フロムによると自由への欲求は、子どもが成長し、第一次的絆(母親との結びつき)がたちきられるにつれて、個性化と自我の成長として生まれてくるものである。同時に孤独の自覚と、無力と不安の感情を生み出すという。

歴史において自由は、資本主義の発展とともに大きく変化した。「資本主義は人間を協同的組織の編成から解放し、自分自身の足で立って、自らの運命を試みることを可能にした」のだ。つまり経済的に独立し、積極的な自由を手に入れることができるようになった。この新しい自由を得ることで、安定感と帰属感を与えていた絆が断たれ、固定した地位は失われた。さらに動揺、無力、孤独、不安の感情をも生み出した。

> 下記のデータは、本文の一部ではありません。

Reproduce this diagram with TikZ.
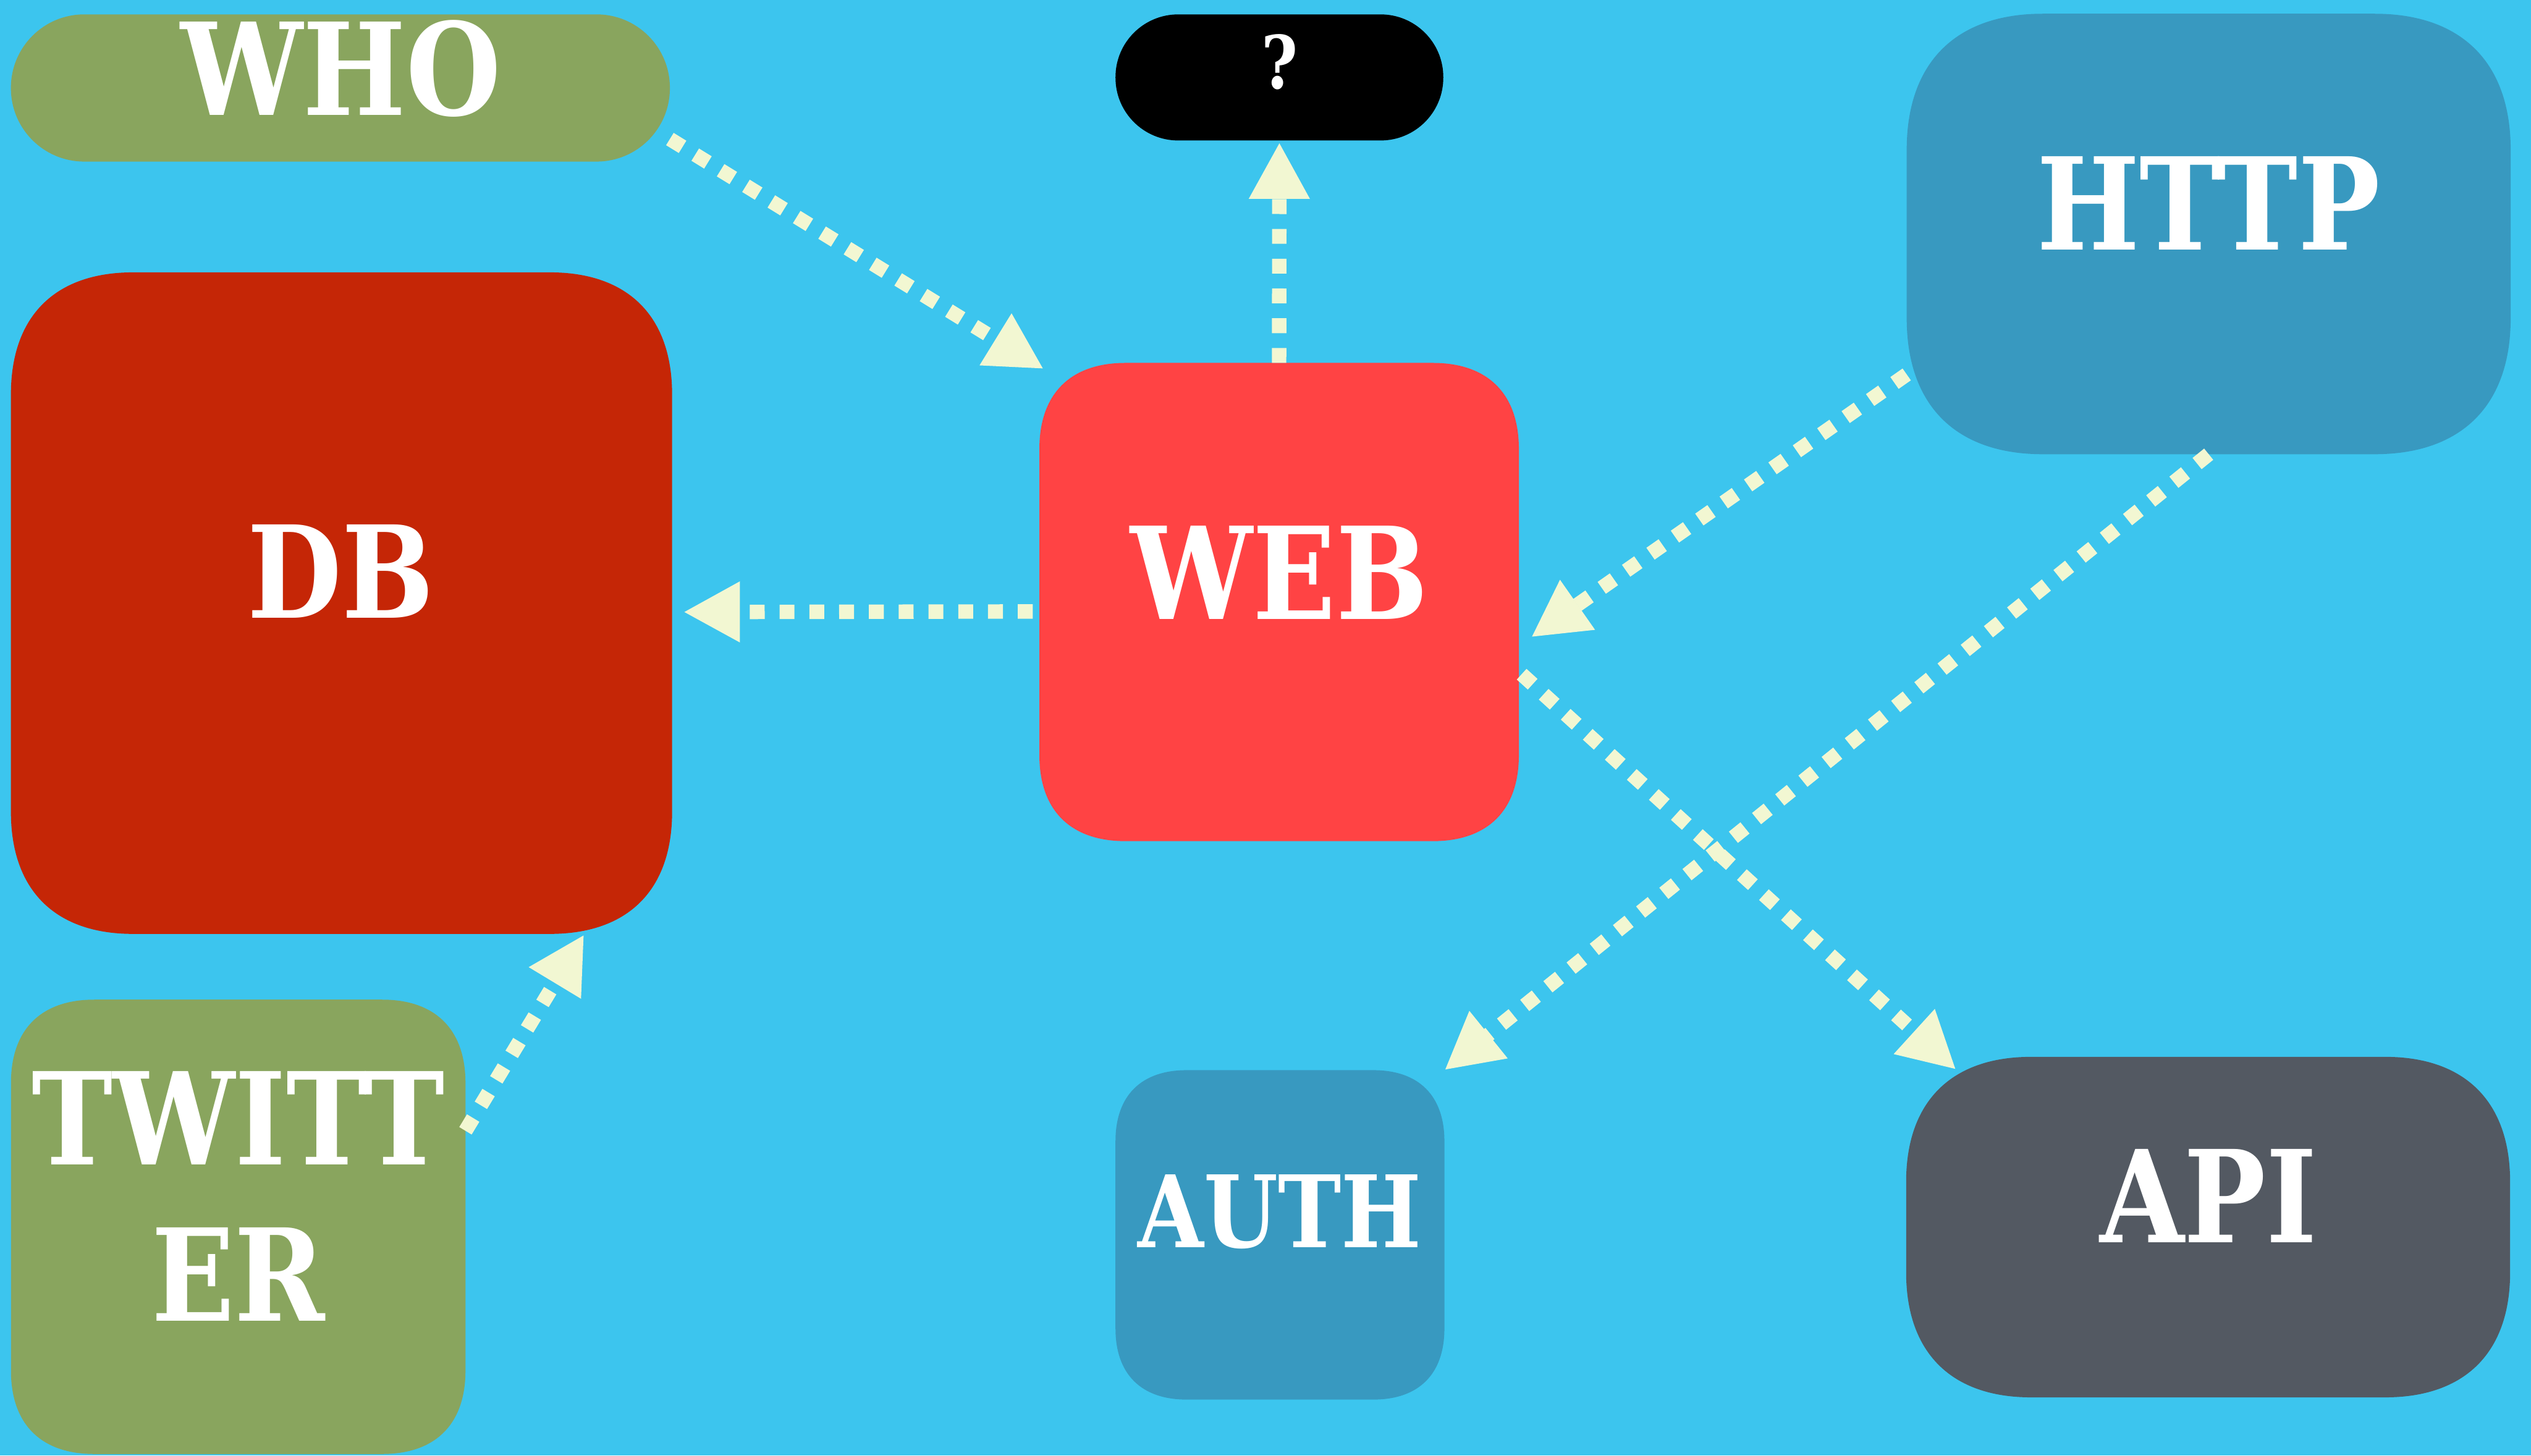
\documentclass[tikz,border=0pt]{standalone}
\usepackage{fontspec}
\setmainfont{DejaVu Serif}
\newfontfamily\lblfont[FakeStretch=0.85]{DejaVu Serif}
\usetikzlibrary{arrows.meta,calc}
\definecolor{bgc}{HTML}{3CC5EE}
\definecolor{greenc}{HTML}{89A55E}
\definecolor{dbred}{HTML}{C52606}
\definecolor{webred}{HTML}{FF4344}
\definecolor{bluec}{HTML}{3899C0}
\definecolor{grayc}{HTML}{535962}
\definecolor{cream}{HTML}{F2F7D2}
% squircle-like fill of a named rectangular node: #1 node, #2 corner extent, #3 colour
\newcommand\sqfill[3]{%
  \fill[#3] ($(#1.north west)+(0,#2)$)
    .. controls ($(#1.north west)+(0,0.36*#2)$) and ($(#1.north west)+(0.36*#2,0)$) .. ($(#1.north west)+(#2,0)$)
    -- ($(#1.north east)+(-#2,0)$)
    .. controls ($(#1.north east)+(-0.36*#2,0)$) and ($(#1.north east)+(0,0.36*#2)$) .. ($(#1.north east)+(0,#2)$)
    -- ($(#1.south east)+(0,-#2)$)
    .. controls ($(#1.south east)+(0,-0.36*#2)$) and ($(#1.south east)+(-0.36*#2,0)$) .. ($(#1.south east)+(-#2,0)$)
    -- ($(#1.south west)+(#2,0)$)
    .. controls ($(#1.south west)+(0.36*#2,0)$) and ($(#1.south west)+(0,-0.36*#2)$) .. ($(#1.south west)+(0,-#2)$)
    -- cycle;}
\begin{document}
\begin{tikzpicture}[x=0.01cm,y=-0.01cm,
  box/.style={rectangle,inner sep=0pt,outer sep=0pt},
  big/.style={text=white,inner sep=0pt,anchor=base,font=\lblfont\bfseries\fontsize{65.6}{80.2}\selectfont},
  small/.style={text=white,inner sep=0pt,anchor=base,font=\lblfont\bfseries\fontsize{51.2}{60}\selectfont},
  conn/.style={draw=cream,line width=0.26cm,dash pattern=on 0.268cm off 0.268cm,
    -{Triangle[length=1.02cm,width=1.02cm]}}]
\useasboundingbox (0,0) rectangle (4558,2622);
\fill[bgc] (0,0) rectangle (4558,2622);
% boxes
\node[box,fill=greenc,minimum width=11.86cm,minimum height=2.65cm,rounded corners=1.32cm] (who) at (613,158.5) {};
\node[box,fill=black,minimum width=5.90cm,minimum height=2.27cm,rounded corners=1.13cm] (q) at (2304,139.5) {};
\node[box,minimum width=10.87cm,minimum height=7.93cm] (http) at (3977.5,421.5) {};
\sqfill{http}{245}{bluec}
\node[box,minimum width=11.90cm,minimum height=11.91cm] (db) at (615,1086.5) {};
\sqfill{db}{220}{dbred}
\node[box,minimum width=8.63cm,minimum height=8.61cm] (web) at (2303.5,1084.5) {};
\sqfill{web}{155}{webred}
\node[box,minimum width=8.18cm,minimum height=8.18cm] (twitter) at (429,2210) {};
\sqfill{twitter}{150}{greenc}
\node[box,minimum width=5.92cm,minimum height=5.93cm] (auth) at (2305,2224.5) {};
\sqfill{auth}{128}{bluec}
\node[box,minimum width=10.87cm,minimum height=6.13cm] (api) at (3976.5,2210.5) {};
\sqfill{api}{225}{grayc}
% texts
\node[big] (whot) at (614,207) {WHO};
\node[text=white,inner sep=0pt,anchor=base,font=\lblfont\bfseries\fontsize{37.5}{45}\selectfont] (qt) at (2305,160) {?};
\node[big] (httpt) at (3977,450) {HTTP};
\node[big] (dbt) at (614,1113) {DB};
\node[big] (webt) at (2304,1116) {WEB};
\node[big,align=center] (twittert) at (429,2380) {TWITT\\ER};
\node[small] (autht) at (2305,2247) {AUTH};
\node[big] (apit) at (3977,2238) {API};
% connectors
\draw[conn] ($(who.east)+(0,92)$) -- ($(web.north west)+(8,11)$);
\draw[conn,shorten >=0.03cm] (web.north) -- (q.south);
\draw[conn] ($(web.west)+(-12,17)$) -- ($(db.east)+(20,16)$);
\draw[conn] ($(http.west)+(0,253)$) -- ($(web.east)+(22,63.5)$);
\draw[conn] (http.south) -- (auth.north east);
\draw[conn] ($(web.east)+(5,130)$) -- ($(api.north west)+(90,23)$);
\draw[conn] ($(twitter.east)+(0,-173)$) -- ($(db.south)+(437,1)$);
\end{tikzpicture}
\end{document}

人間はこの負の感情を伴う自由から逃避し、自由に背を向けても帰属感と安定を求めようとした。その心を巧みに利用したのがナチズムだった。ドイツ帝国という強力で揺るぎない国家への帰属と確固たる安定を約束して人々を操ったのだ。

人間は自由に伴う孤独や不安の感情から抜け出すことはできないのだろうか。自由から逃げてまで帰属や安定を求める心を止めることはできないのだろうか。

フロムは次のように述べている。

人間が社会を支配し、経済機構を人間の幸福の目的に従属させるときにのみ、また人間が積極的に社会過程に参加するときにのみ、人間は現在かれを絶望ー孤独と無力感ーにかりたてているものを克服することができる。

本当の自由を謳歌することができるのは、まだまだ先なのかもしれない。